Tank weights and 2nd floors

FishyReef

Broke Reefer!
Hi Everyone!

Well, it looks like I might have to move my tank in the coming months out of my office and am trying to figure out whether it is feasible to move it home, or whether I need to break it down entirely. Its a 90g tank with a 20g refugium. My condo is on the second floor so I wouldn't be able to put any sort of bracing under the floor since there is a unit below me. The construction is solid, but from the late 70s, with some sloping in the floor (I'd have to shim it for sure). What do you guys think, could a 2nd floor handle a 90g tank without reinforcement, or is this too close to call without having a structural engineer evaluate it?

Thanks!
 
Hi Everyone!

Well, it looks like I might have to move my tank in the coming months out of my office and am trying to figure out whether it is feasible to move it home, or whether I need to break it down entirely. Its a 90g tank with a 20g refugium. My condo is on the second floor so I wouldn't be able to put any sort of bracing under the floor since there is a unit below me. The construction is solid, but from the late 70s, with some sloping in the floor (I'd have to shim it for sure). What do you guys think, could a 2nd floor handle a 90g tank without reinforcement, or is this too close to call without having a structural engineer evaluate it?

Thanks!
I find as long as it is over more than one floor joist it isn't too big of a problem. And I have lived in some old places. If you know the people down stairs I would ask them if you could look In Their house for load bearing walls or even better a structural beam in the ceiling of their place.
 
I find as long as it is over more than one floor joist it isn't too big of a problem. And I have lived in some old places. If you know the people down stairs I would ask them if you could look In Their house for load bearing walls or even better a structural beam in the ceiling of their place.
 
That seems like sound advice to me. If you had say, a 55...I'd say you could pretty much put that anywhere. BUT a 90 + 20, that's closing in on some serious weight. Your pushing past 900 lbs now. Like Bryanb said, get friendly with the downstairs neighbors. Once you locate the load-bearing walls, remember that the floor joists are going to run perpendicular to them. With a 90, assuming that's a 48" tank, you can at least get across two joists. If the construction is 16 on center, with some tricky measuring...you might catch three joists. Either way, near a load-bearing wall...you'll be fine.
 
In a multi-family residential condo building there probably aren't any load bearing walls within a single condo. They are all the perimeter walls for each unit usually. The units are often exact copies of each other so Bryan's walls will fall directly over the underneath units walls. I'd go down to their unit to check it out.

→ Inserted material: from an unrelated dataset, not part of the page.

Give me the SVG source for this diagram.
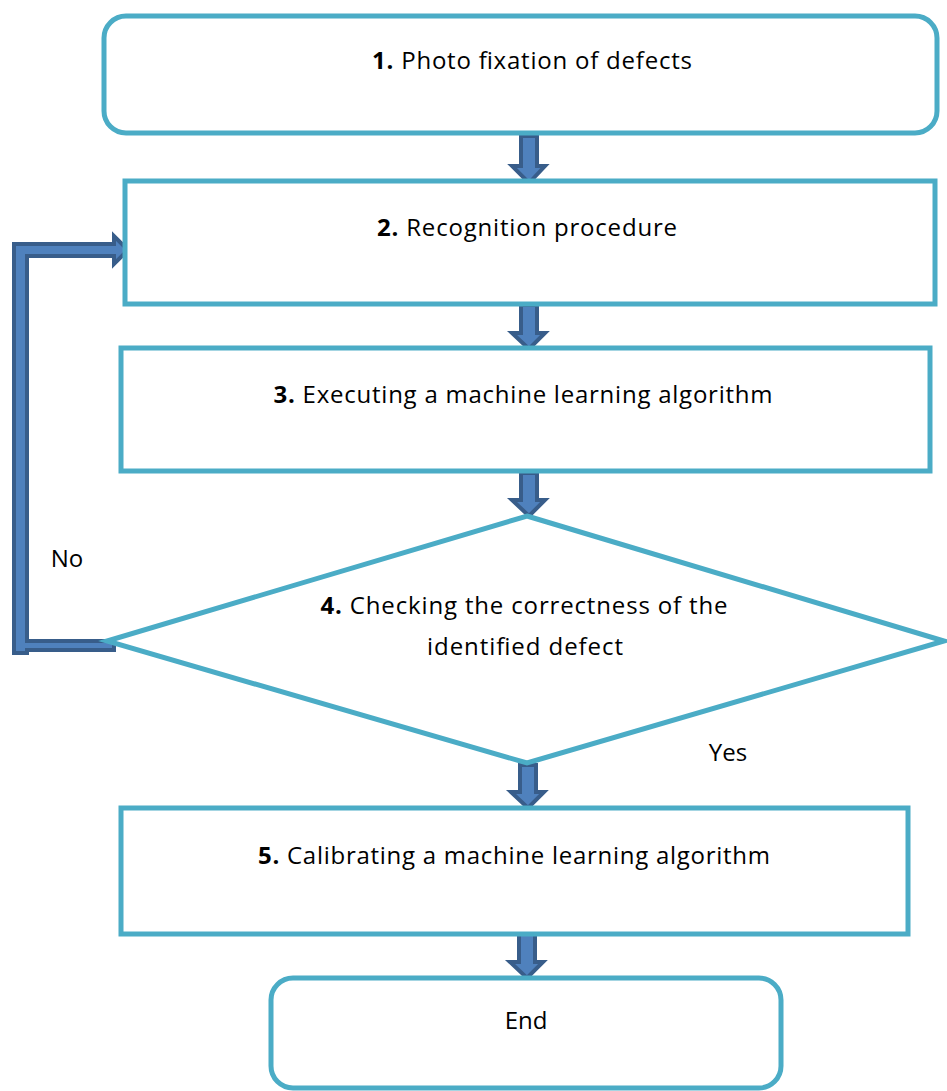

If you had the tank backed up to an outside wall you'd probably be safe since those are load bearing by default. Just avoid backing it up to a wall you have access to on both sides within your own unit.
 
Up here in Boston, our "condos" come in many different forms and often aren't the big complexes like elsewhere in the country ;) Mine is in fact the second floor of a two family building (two identical units one on top of the other with separate entrances), so I have 4 outside walls, along with (what I understand to be) two center load bearing walls that flank a hallway (at least that's what the contractor who redid my bathroom told me). The downstairs unit is identical to mine, and then we have a basement/garage below that. If I do have to move the tank, then it would go next to an outside wall in the living room. I assume the floor joists run perpendicular to the front and back outside walls (they did in the bathroom we just had redone), but without tearing up the floor, how would I know for sure? Also, how can I figure out if the construction is 16 on center? This house was built in the late '70s.
 
Can you see the joists in the basement if is I would put money on the floor joists in your place run the same direction and are same spacing. Also if they ran front to back in the bathroom they doo in the whole house barring and later additions as for the spacing find to wall studs next to each other and measure them. Hope this helps. Then there is plan B which Is just a gamble as in place it and hope.